Back to Munich, which was rapidly becoming a centre of ultra-nationalist, anti-Semitic and anti-Weimar political agitation.

67
Q

What did Hitler work as after WWI?

A

A political agent for the army, and was sent to investigate a small, right-wing political group, the German Workers’ Party.

68
Q

When and what did the German Workers’ Party change its name to?

A

In 1920, and to the Nationalist Socialist German Workers’ Party (NSDAP).

69
Q

When did Hitler become the undisputed leader in the NSDAP?

A

1921.

70
Q

When was the Beer Hall Putsch?

A

November 8th, 1923.

71
Q

What was Hitler’s aim of the Beer Hall Putsch?

A

To gain the support from Gustav Ritter von Kahr and Otto von Lossow to help him seize power.

72
Q

What happened at the Beer Hall Putsch?

A

Hitler burst into a Munich Beer Hall where Kahr and Lossow were meeting with 2000.

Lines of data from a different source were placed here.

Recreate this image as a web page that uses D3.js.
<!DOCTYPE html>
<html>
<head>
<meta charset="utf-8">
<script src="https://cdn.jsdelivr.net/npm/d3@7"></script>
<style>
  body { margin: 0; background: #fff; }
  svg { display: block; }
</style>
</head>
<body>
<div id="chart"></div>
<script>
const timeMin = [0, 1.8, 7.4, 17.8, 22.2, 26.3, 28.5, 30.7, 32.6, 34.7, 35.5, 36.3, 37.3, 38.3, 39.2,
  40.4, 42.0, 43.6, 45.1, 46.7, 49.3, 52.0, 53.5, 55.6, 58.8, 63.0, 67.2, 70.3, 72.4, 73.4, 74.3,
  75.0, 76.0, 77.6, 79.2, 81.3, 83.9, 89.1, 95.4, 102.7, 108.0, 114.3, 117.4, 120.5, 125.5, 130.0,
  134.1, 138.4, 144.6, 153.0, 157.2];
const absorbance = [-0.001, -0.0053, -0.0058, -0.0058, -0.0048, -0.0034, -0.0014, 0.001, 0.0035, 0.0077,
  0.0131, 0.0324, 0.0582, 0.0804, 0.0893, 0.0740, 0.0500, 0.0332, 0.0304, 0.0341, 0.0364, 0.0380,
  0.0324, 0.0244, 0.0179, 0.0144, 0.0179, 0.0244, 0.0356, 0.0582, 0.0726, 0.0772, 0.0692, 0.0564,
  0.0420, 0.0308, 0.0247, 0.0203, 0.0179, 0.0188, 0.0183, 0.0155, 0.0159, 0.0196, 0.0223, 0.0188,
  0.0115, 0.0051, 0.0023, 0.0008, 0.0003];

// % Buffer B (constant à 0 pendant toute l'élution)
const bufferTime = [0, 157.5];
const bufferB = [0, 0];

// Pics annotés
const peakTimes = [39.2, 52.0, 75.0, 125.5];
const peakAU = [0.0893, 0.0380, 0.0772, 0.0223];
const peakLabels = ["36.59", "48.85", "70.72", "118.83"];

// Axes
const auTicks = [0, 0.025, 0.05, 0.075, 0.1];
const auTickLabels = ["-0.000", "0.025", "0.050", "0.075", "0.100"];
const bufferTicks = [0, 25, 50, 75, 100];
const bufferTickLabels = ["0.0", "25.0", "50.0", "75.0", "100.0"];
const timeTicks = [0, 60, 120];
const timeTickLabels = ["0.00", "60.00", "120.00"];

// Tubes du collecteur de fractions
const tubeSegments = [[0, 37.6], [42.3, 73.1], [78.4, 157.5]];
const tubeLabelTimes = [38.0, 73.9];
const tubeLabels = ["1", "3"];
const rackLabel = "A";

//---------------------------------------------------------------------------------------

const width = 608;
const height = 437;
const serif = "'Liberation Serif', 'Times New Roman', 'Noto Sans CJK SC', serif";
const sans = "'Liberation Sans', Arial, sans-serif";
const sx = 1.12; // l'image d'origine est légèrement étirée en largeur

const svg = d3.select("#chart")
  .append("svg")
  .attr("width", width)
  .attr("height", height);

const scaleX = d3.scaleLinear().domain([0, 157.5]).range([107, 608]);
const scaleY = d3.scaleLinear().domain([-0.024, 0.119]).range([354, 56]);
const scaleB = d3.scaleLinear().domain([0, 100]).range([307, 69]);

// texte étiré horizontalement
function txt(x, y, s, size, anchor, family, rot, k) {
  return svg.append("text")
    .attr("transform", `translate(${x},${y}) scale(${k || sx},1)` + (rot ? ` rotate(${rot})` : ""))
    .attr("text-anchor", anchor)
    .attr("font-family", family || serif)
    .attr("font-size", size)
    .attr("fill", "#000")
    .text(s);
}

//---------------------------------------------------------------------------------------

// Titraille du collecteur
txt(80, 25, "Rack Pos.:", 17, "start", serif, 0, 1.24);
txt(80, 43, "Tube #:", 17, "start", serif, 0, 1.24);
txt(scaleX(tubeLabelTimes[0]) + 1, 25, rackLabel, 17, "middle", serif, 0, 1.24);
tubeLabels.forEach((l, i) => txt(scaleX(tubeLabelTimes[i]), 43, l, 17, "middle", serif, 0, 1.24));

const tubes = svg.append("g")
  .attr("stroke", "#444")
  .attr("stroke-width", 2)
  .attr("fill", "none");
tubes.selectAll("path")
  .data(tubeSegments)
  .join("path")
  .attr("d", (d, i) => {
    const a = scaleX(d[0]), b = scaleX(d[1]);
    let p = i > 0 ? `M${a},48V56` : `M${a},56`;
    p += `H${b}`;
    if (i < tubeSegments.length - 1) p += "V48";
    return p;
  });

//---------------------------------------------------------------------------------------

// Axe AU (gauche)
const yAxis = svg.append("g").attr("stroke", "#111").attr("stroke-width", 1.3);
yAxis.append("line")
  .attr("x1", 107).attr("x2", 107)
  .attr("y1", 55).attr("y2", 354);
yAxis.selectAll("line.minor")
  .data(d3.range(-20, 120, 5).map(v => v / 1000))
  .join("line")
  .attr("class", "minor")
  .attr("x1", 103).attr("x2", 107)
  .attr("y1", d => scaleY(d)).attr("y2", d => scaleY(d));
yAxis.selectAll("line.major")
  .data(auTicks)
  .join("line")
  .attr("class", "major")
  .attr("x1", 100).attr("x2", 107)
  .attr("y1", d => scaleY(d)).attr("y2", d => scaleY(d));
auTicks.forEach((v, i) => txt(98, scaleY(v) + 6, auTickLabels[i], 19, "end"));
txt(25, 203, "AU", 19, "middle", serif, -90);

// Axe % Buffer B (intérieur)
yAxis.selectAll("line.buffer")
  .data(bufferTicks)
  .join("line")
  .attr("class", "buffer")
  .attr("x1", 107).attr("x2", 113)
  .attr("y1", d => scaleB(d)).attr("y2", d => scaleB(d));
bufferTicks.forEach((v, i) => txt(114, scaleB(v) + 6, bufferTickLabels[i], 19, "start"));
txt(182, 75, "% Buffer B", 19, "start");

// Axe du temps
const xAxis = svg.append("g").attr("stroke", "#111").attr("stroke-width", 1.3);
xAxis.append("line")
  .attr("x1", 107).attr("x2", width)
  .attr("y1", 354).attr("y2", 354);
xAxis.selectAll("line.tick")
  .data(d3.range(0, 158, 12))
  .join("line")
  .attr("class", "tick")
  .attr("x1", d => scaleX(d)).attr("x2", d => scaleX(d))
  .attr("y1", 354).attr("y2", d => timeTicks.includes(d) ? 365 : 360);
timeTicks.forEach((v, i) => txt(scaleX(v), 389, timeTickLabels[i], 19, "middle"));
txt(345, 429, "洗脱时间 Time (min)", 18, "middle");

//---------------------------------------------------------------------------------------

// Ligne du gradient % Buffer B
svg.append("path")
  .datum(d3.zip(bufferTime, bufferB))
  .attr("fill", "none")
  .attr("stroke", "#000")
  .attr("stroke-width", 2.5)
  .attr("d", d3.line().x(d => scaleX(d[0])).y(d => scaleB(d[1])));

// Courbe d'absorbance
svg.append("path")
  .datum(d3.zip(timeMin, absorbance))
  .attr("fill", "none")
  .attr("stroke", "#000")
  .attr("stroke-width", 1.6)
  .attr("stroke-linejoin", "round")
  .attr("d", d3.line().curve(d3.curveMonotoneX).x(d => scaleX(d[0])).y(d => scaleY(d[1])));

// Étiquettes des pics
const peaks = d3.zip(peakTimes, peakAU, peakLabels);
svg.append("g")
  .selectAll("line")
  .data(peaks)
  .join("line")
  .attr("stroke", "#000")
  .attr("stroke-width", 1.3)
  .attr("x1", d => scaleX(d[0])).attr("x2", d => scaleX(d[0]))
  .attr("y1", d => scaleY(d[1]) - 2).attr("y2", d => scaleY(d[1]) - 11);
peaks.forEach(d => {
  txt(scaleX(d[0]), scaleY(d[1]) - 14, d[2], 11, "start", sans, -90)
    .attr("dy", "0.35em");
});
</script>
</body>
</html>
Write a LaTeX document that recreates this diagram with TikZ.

He surrounded it with his stormtroopers (SA) and announced that the revolution had begun.

Kahr and Lossow were persuaded at gunpoint to agree to his plan to march on Berlin and to install Ludendorff as the new Commander-in-Chief.

73
Q

What happened to the support Hitler gained from the Beer Hall Putsch?

A

It practically disappeared overnight as the Stormtroopers were unable to gain control of the Munich army barracks and by November 9th (the next day) it was clear his original plan had failed.

74
Q

What did Hitler do to try and save his attempt at seizing power?

A

He continued to march through Munich, where he fell and dislocated his shoulder.
He fled only to be captured the next day, whilst Ludendorff walked straight up to the police and allowed himself to be arrested.

75
Q

How did the Nazi Party use the Beer Hall Putsch failure as propoganda?

A

It became known as when the Nazis fearlessly marched the streets of Munich into the arms of a police cordon.

76
Q

How did General Seeckt deal with the aftermath of the Beer Hall Putsch?

A

He sent in troops, and central control over Bavaria was re-imposed.

77
Q

What happened to those involved in the Beer Hall Putsch?

A

The Nazis were banned and Hitler was imprisoned.

78
Q

How long was Hitler imprisoned for after the Beer Hall Putsch?

A

He received a 5 year sentence yet served just 9 months.